As an orbiting target passes low over the moon's surface, use vacuum deposition to add rare earth metals and platinum to the target's surface. At some point redirect the heavy target to a higher lunar orbit with ion propulsion, then drop it as gently as possible into the earth's outer atmosphere with heat shields and parachutes. Sell the rare earth metals.

AD20. Lunar manufacturing

The best place to grow food for a low earth orbit tourist trap might be under lunar radiation shielding. Oil-based sealants would probably be derived from moon-grown plants. With humans on the moon to control telepresence when instant telepresence is needed and with some variety of raw materials, the moon could be a manufacturing hub.

It's possible to build a colony-sized pressure vessel out of one thousand interlocking pieces that link together to form a sphere, so large structures might be custom-manufactured on the moon, then raised into lunar orbit, then transported by ion propulsion engine to various orbital sites.

AD21. Interstellar transit and migration, seeding the Centauri system with a micro-robot

The optimum way to accelerate a satellite to any velocity remotely approaching light speed is with photons blasted from a laser into some type of sail. We will need a terribly long line of such lasers to reach, say, half of the speed of light or even one tenth of the speed of light.

The only way to decelerate a microscopic satellite into the orbit of another star system is to accelerate a long line of lasers toward that star system. Activate this long line of lasers as it approaches the other star system.

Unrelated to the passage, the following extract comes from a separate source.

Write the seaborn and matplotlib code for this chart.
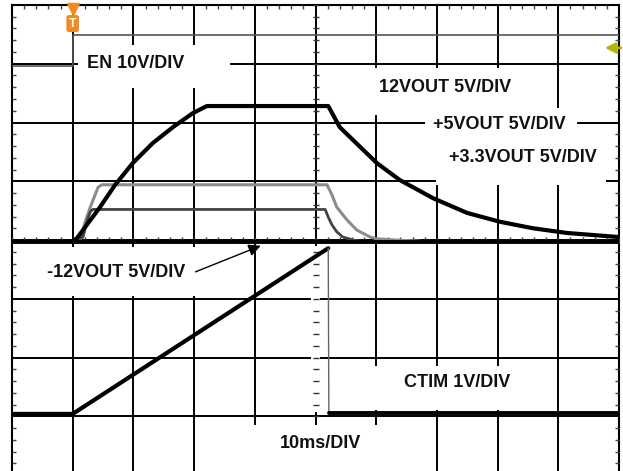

AD22. Seeding the Centauri system with human beings

Build a big line of decelerators in the other star system. Build the colony using that self-replicating micro-robot.

Send the ship in pieces through the accelerators. Have a whopping big radiation shield of liquid hydrogen.

Send tiny girls who become tiny women. Send two women because it will be incredibly lonely otherwise. Send lots and lots of frozen fertilized embryos. I'm a pessimist here, so I assume that one of the two women dies enroute. Half or three quarters of the embryos will fail to come to term. It would take over one century to populate the colony with one million people. Bring out the male embryos last.